12. GENERAL PROVISIONS
a. Governing Law; Venue. This Agreement shall be governed by the laws of the State of Texas, without giving effect to its choice of law principles. The United Nations Conventions on Contracts for the International Sale of Goods shall not apply to this Agreement nor shall the Uniform Computer Information Transactions Act apply to this Agreement. Any claim or dispute arising in connection with this Agreement shall be resolved in the federal courts situated within the Southern District of Texas, Houston Division. To the maximum extent permitted by law, Licensee hereby consents to the jurisdiction and venue of such courts and waives any objections to the jurisdiction or venue of such courts.
b. Right to Injunctive Relief. Licensee acknowledges that Licensee’s material breach of Sections 2 or 6 may likely cause irreparable injury to Swirlds and may entitle Swirlds to seek injunctive or other equitable relief in the event of any such material breach.

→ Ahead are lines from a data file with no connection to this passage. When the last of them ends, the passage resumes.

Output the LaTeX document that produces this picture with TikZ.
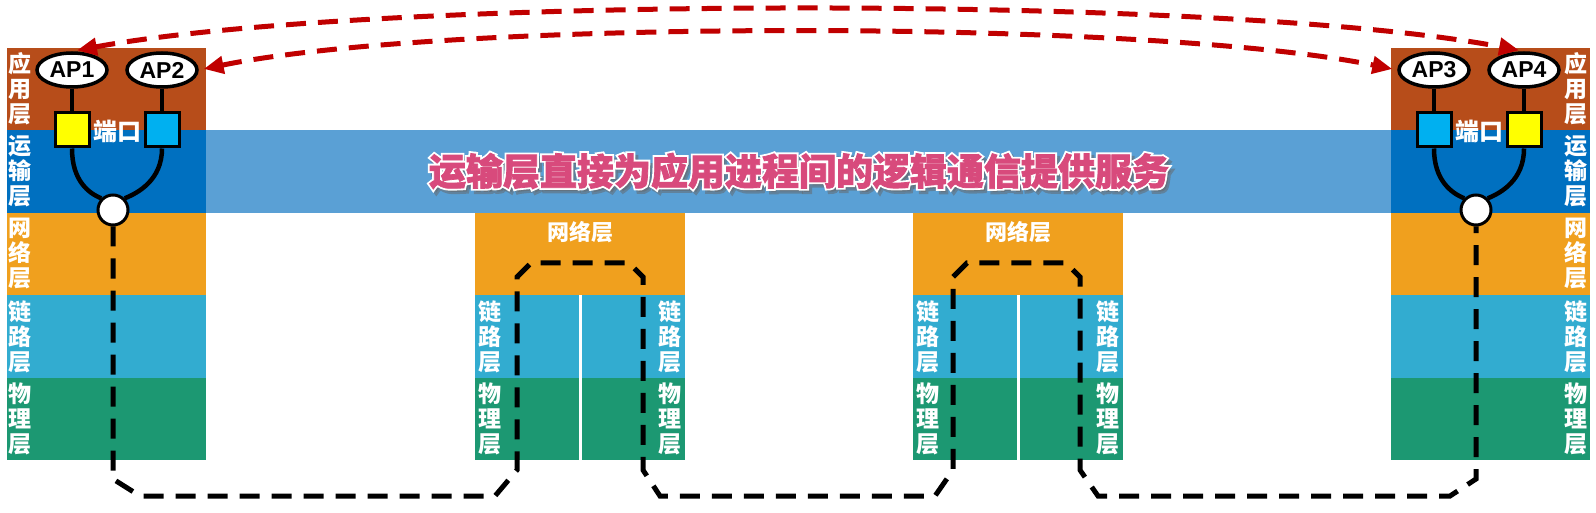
\documentclass[tikz,border=0pt]{standalone}
\usepackage{fontspec}
\newfontfamily\cjk{Noto Sans CJK SC}
\newfontfamily\slogfat{Noto Sans CJK SC}[BoldFeatures={FakeBold=12}]
\newfontfamily\slogpink{Noto Sans CJK SC}[BoldFeatures={FakeBold=2}]
\newfontfamily\apfont{Liberation Sans}
\usetikzlibrary{shapes.geometric,arrows.meta,positioning}
\definecolor{appc}{RGB}{183,77,26}
\definecolor{transc}{RGB}{0,112,192}
\definecolor{netc}{RGB}{240,160,30}
\definecolor{linkc}{RGB}{50,172,208}
\definecolor{physc}{RGB}{28,152,114}
\definecolor{bannerc}{RGB}{90,160,213}
\definecolor{pinkc}{RGB}{216,74,124}
\definecolor{arrowc}{RGB}{192,0,0}
\definecolor{portyellow}{RGB}{255,255,0}
\definecolor{portblue}{RGB}{0,176,240}
\tikzset{
  layer/.style={inner sep=0pt, outer sep=0pt, minimum width=199pt, minimum height=82.4pt},
  half/.style={inner sep=0pt, outer sep=0pt, minimum width=103.5pt, minimum height=82.4pt},
  lab/.style={text=white, font=\cjk\bfseries\fontsize{23}{25}\selectfont, align=center, inner sep=0pt},
  ap/.style={draw, ellipse, line width=3.5pt, fill=white, minimum width=70pt, minimum height=34pt, inner sep=0pt, font=\apfont\bfseries\fontsize{23}{23}\selectfont},
  port/.style={draw, line width=3pt, minimum size=34pt, inner sep=0pt},
  sock/.style={draw, circle, line width=3pt, fill=white, minimum size=30pt, inner sep=0pt},
  wire/.style={line width=4.5pt},
  route/.style={line width=5pt, dash pattern=on 20pt off 12pt},
  talk/.style={<->, >={Triangle[length=20pt,width=17pt]}, line width=5pt, dash pattern=on 20pt off 12pt, arrowc, shorten <=5pt, shorten >=5pt},
  slogan/.style={inner sep=0pt, font=\slogpink\bfseries\fontsize{37}{40}\selectfont}
}
\begin{document}
\begin{tikzpicture}[x=1pt, y=-1pt]
\useasboundingbox (0,0) rectangle (1596,513);

% the two hosts
\foreach \h/\x/\lx in {hl/106.5/20, hr/1490.5/1576} {
  \node[layer, fill=appc] (\h-app) at (\x,89.2) {};
  \node[layer, fill=transc] (\h-trans) at (\x,171.6) {};
  \node[layer, fill=netc] (\h-net) at (\x,254) {};
  \node[layer, fill=linkc] (\h-link) at (\x,336.4) {};
  \node[layer, fill=physc] (\h-phys) at (\x,418.8) {};
  \node[lab] (\h-applab) at (\lx,89.2) {应\\用\\层};
  \node[lab] (\h-translab) at (\lx,171.6) {运\\输\\层};
  \node[lab] (\h-netlab) at (\lx,254) {网\\络\\层};
  \node[lab] (\h-linklab) at (\lx,336.4) {链\\路\\层};
  \node[lab] (\h-physlab) at (\lx,418.8) {物\\理\\层};
}

% the two routers
\foreach \r/\x in {ra/580, rb/1018} {
  \node[inner sep=0pt, outer sep=0pt, minimum width=210pt, minimum height=82.4pt, fill=netc] (\r-net) at (\x,254) {};
  \node[lab, font=\cjk\bfseries\fontsize{22}{22}\selectfont] (\r-netlab) at (\x,232) {网络层};
  \node[half, fill=linkc, anchor=east] (\r-linkl) at (\x-1.5,336.4) {};
  \node[half, fill=linkc, anchor=west] (\r-linkr) at (\x+1.5,336.4) {};
  \node[half, fill=physc, anchor=east] (\r-physl) at (\x-1.5,418.8) {};
  \node[half, fill=physc, anchor=west] (\r-physr) at (\x+1.5,418.8) {};
  \node[lab] (\r-linklabl) at (\x-90,336.4) {链\\路\\层};
  \node[lab] (\r-linklabr) at (\x+90,336.4) {链\\路\\层};
  \node[lab] (\r-physlabl) at (\x-90,418.8) {物\\理\\层};
  \node[lab] (\r-physlabr) at (\x+90,418.8) {物\\理\\层};
}

\node[fill=bannerc, inner sep=0pt, outer sep=0pt, minimum width=1185pt, minimum height=82.4pt] (banner) at (798.5,171.6) {};
\node[slogan, font=\slogfat\bfseries\fontsize{37}{40}\selectfont, text=black!60, opacity=0.5] (btshadow) at (802,174.5) {运输层直接为应用进程间的逻辑通信提供服务};
\node[slogan, font=\slogfat\bfseries\fontsize{37}{40}\selectfont, text=white] (btrim) at (799,171) {运输层直接为应用进程间的逻辑通信提供服务};
\node[slogan, text=pinkc] (bt) at (799,171) {运输层直接为应用进程间的逻辑通信提供服务};

% processes and ports
\node[ap] (ap1) at (72,70) {AP1};
\node[ap] (ap2) at (162,70) {AP2};
\node[port, fill=portyellow] (p1) at (72,130) {};
\node[port, fill=portblue] (p2) at (162,130) {};
\node[lab, font=\cjk\bfseries\fontsize{24}{24}\selectfont] (plab1) at (117,131) {端口};
\node[sock] (s1) at (113,210) {};

\node[ap] (ap3) at (1434,70) {AP3};
\node[ap] (ap4) at (1524,70) {AP4};
\node[port, fill=portblue] (p3) at (1434,130) {};
\node[port, fill=portyellow] (p4) at (1524,130) {};
\node[lab, font=\cjk\bfseries\fontsize{24}{24}\selectfont] (plab2) at (1479,131) {端口};
\node[sock] (s2) at (1476,210) {};

\draw[wire] (ap1) -- (p1);
\draw[wire] (ap2) -- (p2);
\draw[wire] (ap3) -- (p3);
\draw[wire] (ap4) -- (p4);
\draw[wire] (p1.south) .. controls (72,180) and (88,193) .. (s1.135);
\draw[wire] (p2.south) .. controls (162,180) and (138,193) .. (s1.45);
\draw[wire] (p3.south) .. controls (1434,180) and (1451,193) .. (s2.135);
\draw[wire] (p4.south) .. controls (1524,180) and (1501,193) .. (s2.45);

% path through the routers
\draw[route] (s1.south) -- (113,479) -- (140,496) -- (495,496) -- (517,470) -- (517,277) -- (531,263) -- (629,263) -- (643,277) -- (643,470) -- (660,496)
  -- (935,496) -- (953,470) -- (953,277) -- (967,263) -- (1066,263) -- (1080,277) -- (1080,470) -- (1098,496) -- (1450,496) -- (1476,479) -- (s2.south);

\draw[talk] (ap1.north) .. controls (372,-4) and (1223,-6) .. (ap4.north);
\draw[talk] (ap2.east) .. controls (447,19) and (1148,19) .. (ap3.west);
\end{tikzpicture}
\end{document}
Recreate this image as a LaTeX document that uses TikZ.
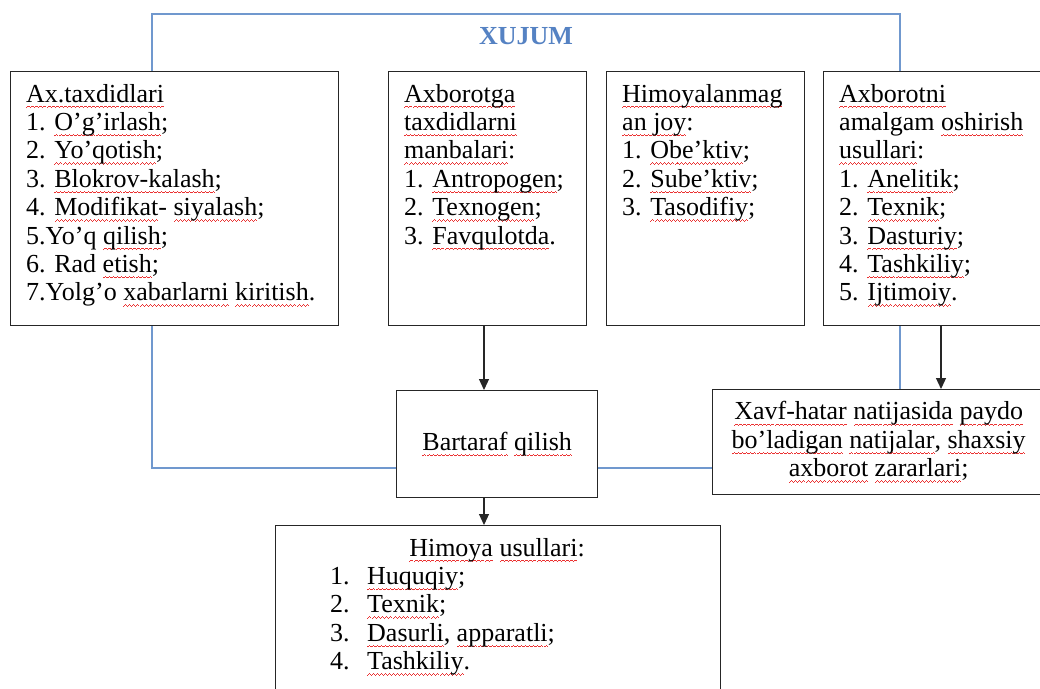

c. Entire Agreement; Assignment; Waiver; Severability. This Agreement constitutes the entire understanding between the parties, and supersedes all prior discussions, representations, understandings or agreements, whether oral or in writing, between the parties with respect to the subject matter of this Agreement. This Agreement may not be modified or amended, except by a writing that is signed by an authorized representative of Swirlds. This Agreement and all rights and obligations hereunder shall not be assignable by Licensee, except with the prior written consent of Swirlds. This Agreement shall be binding upon each party’s successors and permitted assign. Neither the failure nor any delay to exercise a right, remedy or privilege under this Agreement shall operate as a waiver thereof, nor shall any single or partial exercise of a right, remedy or privilege preclude any further exercise of the same. A determination that any provision of this Agreement is invalid, illegal or unenforceable shall not affect the enforceability of any other provision.